The first note is that all functions within a Python class take an instance of that class as the first argument, usually named self in implementations (but it can be named anything). Class methods and static methods (see the discussion in the list below) behave differently, but we won’t be using those features much in this class. The second thing of some importance is that unlike other object-oriented languages, Python does not actually have a distinction between “public” and “private” variables. Although here it seems like the “n” variable should be private (inaccessible outside the class), and only accessible via the method get_n(), we can just as easily access it directly.

a.n

This means that Python doesn’t really respect the traditional object-oriented abstractions (they are more just rules of thumb, that can be overridden by any code that wants to). Be careful of this fact if you’re used to classes in more structured languages like C++ or Java.

Visualizations in notebook (preview)

While we are going to have an entire lecture on visualization, much of which will come with examples on how to generate visualizations in the notebook, I want to give a quick preview here of how we can generate figures inline in the notebook. The “magic” commands here are the following, first to import a relevant plotting library, then a cell magic command that instructs Jupyter to plot figures in the notebook.

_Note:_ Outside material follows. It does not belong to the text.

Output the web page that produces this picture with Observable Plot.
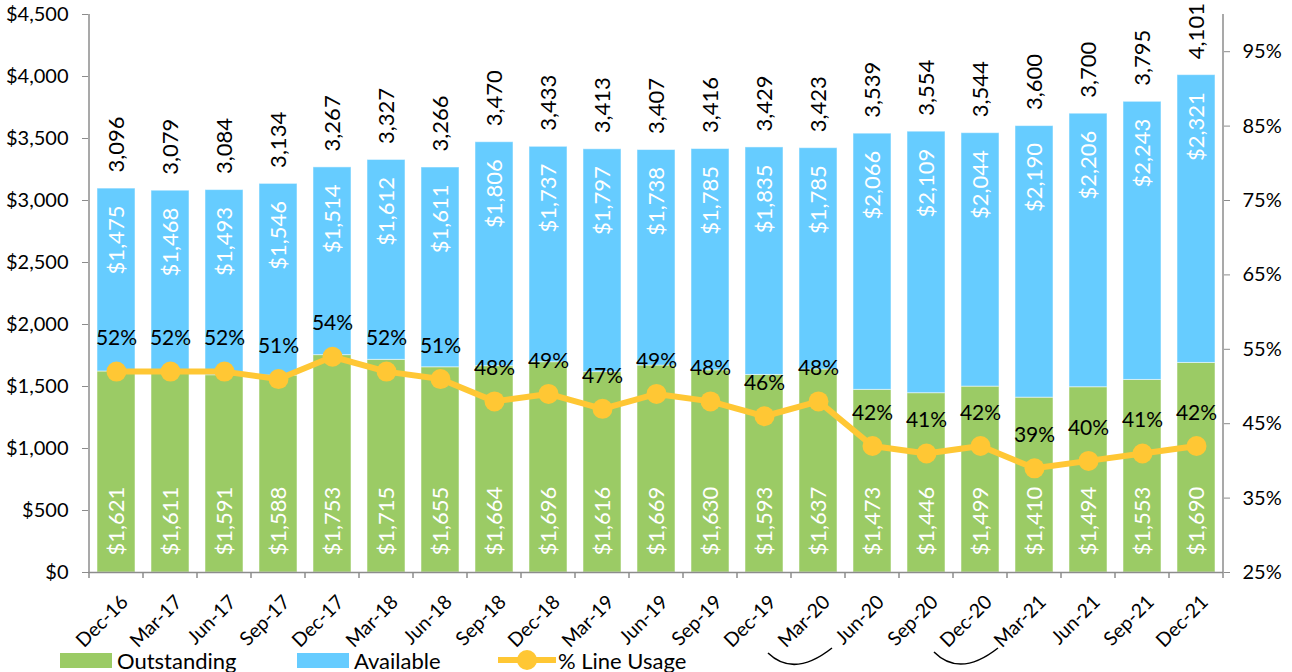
<!DOCTYPE html>
<html>
<head>
<meta charset="utf-8">
<script src="https://cdn.jsdelivr.net/npm/d3@7"></script>
<script src="https://cdn.jsdelivr.net/npm/@observablehq/plot@0.6"></script>
<style>
  html, body { margin: 0; padding: 0; background: #fff; }
  #wrap { position: relative; width: 1292px; height: 672px; overflow: hidden; font-family: Lato, "Open Sans", sans-serif; }
  #wrap svg { display: block; }
  .legend-item { position: absolute; top: 648px; height: 24px; display: flex; align-items: center; font-size: 22px; color: #000; white-space: nowrap; }
  .sw { width: 52px; height: 15px; margin-right: 5px; }
</style>
</head>
<body>
<div id="wrap"></div>
<script>
const categories = ["Dec-16","Mar-17","Jun-17","Sep-17","Dec-17","Mar-18","Jun-18","Sep-18","Dec-18","Mar-19","Jun-19","Sep-19","Dec-19","Mar-20","Jun-20","Sep-20","Dec-20","Mar-21","Jun-21","Sep-21","Dec-21"];
const outstanding = [1621,1611,1591,1588,1753,1715,1655,1664,1696,1616,1669,1630,1593,1637,1473,1446,1499,1410,1494,1553,1690];
const available = [1475,1468,1493,1546,1514,1612,1611,1806,1737,1797,1738,1785,1835,1785,2066,2109,2044,2190,2206,2243,2321];
const totalLabels = [3096,3079,3084,3134,3267,3327,3266,3470,3433,3413,3407,3416,3429,3423,3539,3554,3544,3600,3700,3795,4101];
const usagePct = [52,52,52,51,54,52,51,48,49,47,49,48,46,48,42,41,42,39,40,41,42];
const leftTicks = [0,500,1000,1500,2000,2500,3000,3500,4000,4500];
const rightTicks = [25,35,45,55,65,75,85,95];
const pctDomain = [25, 100];
const dollarDomain = [0, 4500];

const GREEN = "#9BCB65", BLUE = "#66CCFF", GOLD = "#FFC734", AXIS = "#8C8C8C";
const FONT = "Lato, 'Open Sans', sans-serif";

const pctToY = p => (p - pctDomain[0]) / (pctDomain[1] - pctDomain[0]) * (dollarDomain[1] - dollarDomain[0]) + dollarDomain[0];
const yToPct = v => (v - dollarDomain[0]) / (dollarDomain[1] - dollarDomain[0]) * (pctDomain[1] - pctDomain[0]) + pctDomain[0];

const rows = categories.map((c, i) => ({
  cat: c, o: outstanding[i], a: available[i], total: totalLabels[i], pct: usagePct[i]
}));
const fmtComma = d3.format(",");

const plot = Plot.plot({
  width: 1292,
  height: 672,
  marginLeft: 88,
  marginRight: 69,
  marginTop: 14,
  marginBottom: 100,
  style: { fontFamily: FONT, fontSize: "20px", color: "#000", background: "white", overflow: "visible" },
  x: { type: "band", domain: categories, paddingInner: 0.3, paddingOuter: 0.15, axis: null },
  y: { domain: dollarDomain, axis: null },
  marks: [
    Plot.barY(rows, { x: "cat", y1: 0, y2: "o", fill: GREEN, stroke: "#fff", strokeOpacity: 0.5, strokeWidth: 1 }),
    Plot.barY(rows, { x: "cat", y1: "o", y2: d => d.o + d.a, fill: BLUE, stroke: "#fff", strokeOpacity: 0.5, strokeWidth: 1 }),
    Plot.ruleY([0], { stroke: AXIS, strokeWidth: 1.5 }),
    Plot.axisY(leftTicks, { anchor: "left", tickSize: 6, tickPadding: 14, stroke: AXIS, fill: "#000", fontSize: 20, tickFormat: d => "$" + fmtComma(d), label: null }),
    Plot.axisY(rightTicks.map(pctToY), { anchor: "right", tickSize: 6, tickPadding: 13, stroke: AXIS, fill: "#000", fontSize: 20, tickFormat: v => Math.round(yToPct(v)) + "%", label: null }),
    // values inside bars
    Plot.text(rows, { x: "cat", y: 0, text: d => "$" + fmtComma(d.o), rotate: -90, textAnchor: "start", lineAnchor: "middle", dy: -17, fill: "white", fontSize: 22 }),
    Plot.text(rows, { x: "cat", y: d => d.o + d.a, text: d => "$" + fmtComma(d.a), rotate: -90, textAnchor: "end", lineAnchor: "middle", dy: 17, fill: "white", fontSize: 22 }),
    // totals above bars
    Plot.text(rows, { x: "cat", y: d => d.o + d.a, text: d => fmtComma(d.total), rotate: -90, textAnchor: "start", lineAnchor: "middle", dy: -16, fill: "#000", fontSize: 22 }),
    // usage line
    Plot.line(rows, { x: "cat", y: d => pctToY(d.pct), stroke: GOLD, strokeWidth: 6, curve: "linear" }),
    Plot.dot(rows, { x: "cat", y: d => pctToY(d.pct), r: 10, fill: GOLD, stroke: "none" }),
    Plot.text(rows, { x: "cat", y: d => pctToY(d.pct), text: d => d.pct + "%", dy: -33, lineAnchor: "middle", fill: "#000", fontSize: 21 }),
    // category labels
    Plot.text(categories, { x: d => d, frameAnchor: "bottom", text: d => d, rotate: -45, textAnchor: "end", lineAnchor: "top", dx: 3, dy: 21, fill: "#000", fontSize: 19.5 })
  ]
});

document.getElementById("wrap").appendChild(plot);

// axis lines and category boundary ticks from the scales
const xs = plot.scale("x");
const ys = plot.scale("y");
const svg = d3.select(plot);
const step = xs.step;
const left = xs.apply(categories[0]) - (step - xs.bandwidth) / 2;
const yBottom = ys.apply(0);
const yTop = ys.apply(dollarDomain[1]);
const g = svg.append("g").attr("stroke", AXIS).attr("stroke-width", 1.5);
const right = left + step * categories.length;
g.append("line").attr("x1", left).attr("x2", left).attr("y1", yTop).attr("y2", yBottom);
g.append("line").attr("x1", right).attr("x2", right).attr("y1", yTop).attr("y2", yBottom);
for (let i = 0; i <= categories.length; i++) {
  const xx = left + i * step;
  g.append("line").attr("x1", xx).attr("x2", xx).attr("y1", yBottom).attr("y2", yBottom + 6);
}

// two curved annotation marks below the axis labels
function arc(catA, offA, catB, offB, yA, yB, cxOff) {
  const x0 = xs.apply(catA) + xs.bandwidth / 2 + offA;
  const x1 = xs.apply(catB) + xs.bandwidth / 2 + offB;
  const cx = x0 + cxOff;
  svg.append("path")
    .attr("d", `M${x0},${yBottom + yA} Q${cx},${yBottom + 106} ${x1},${yBottom + yB}`)
    .attr("fill", "none").attr("stroke", "#000").attr("stroke-width", 1.5);
}
arc("Dec-19", 4, "Mar-20", 14, 81, 76, 26);
arc("Sep-20", 8, "Dec-20", 18, 80, 76, 26);

// legend
const wrap = document.getElementById("wrap");
const legend = [
  { label: "Outstanding", left: 60, kind: "box", color: GREEN },
  { label: "Available", left: 297, kind: "box", color: BLUE },
  { label: "% Line Usage", left: 498, kind: "line", color: GOLD }
];
legend.forEach(it => {
  const d = document.createElement("div");
  d.className = "legend-item";
  d.style.left = it.left + "px";
  if (it.kind === "box") {
    d.innerHTML = `<div class="sw" style="background:${it.color}"></div><span>${it.label}</span>`;
  } else {
    d.innerHTML = `<svg width="58" height="24" style="margin-right:2px"><line x1="1" x2="57" y1="12" y2="12" stroke="${it.color}" stroke-width="6" stroke-linecap="round"/><circle cx="29" cy="12" r="10" fill="${it.color}"/></svg><span>${it.label}</span>`;
  }
  wrap.appendChild(d);
});
</script>
</body>
</html>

import matplotlib.pyplot as plt
%matplotlib notebook

Now let’s plot a simple sine wave (using numpy, which we’ll also cover more later, but hopefully this notation is clear).

import numpy as np
x = np.linspace(0,2*np.pi,100)
plt.plot(x, np.sin(x))

This should open an interactive plot, where you can scroll around the image, zoom in, return to the “home” position, and even save the file. Only one interactive plot can be active in a notebook at a time. You can also generate “static” inline images by replacing the %matplotlib notebook magic with %matplotlib inline.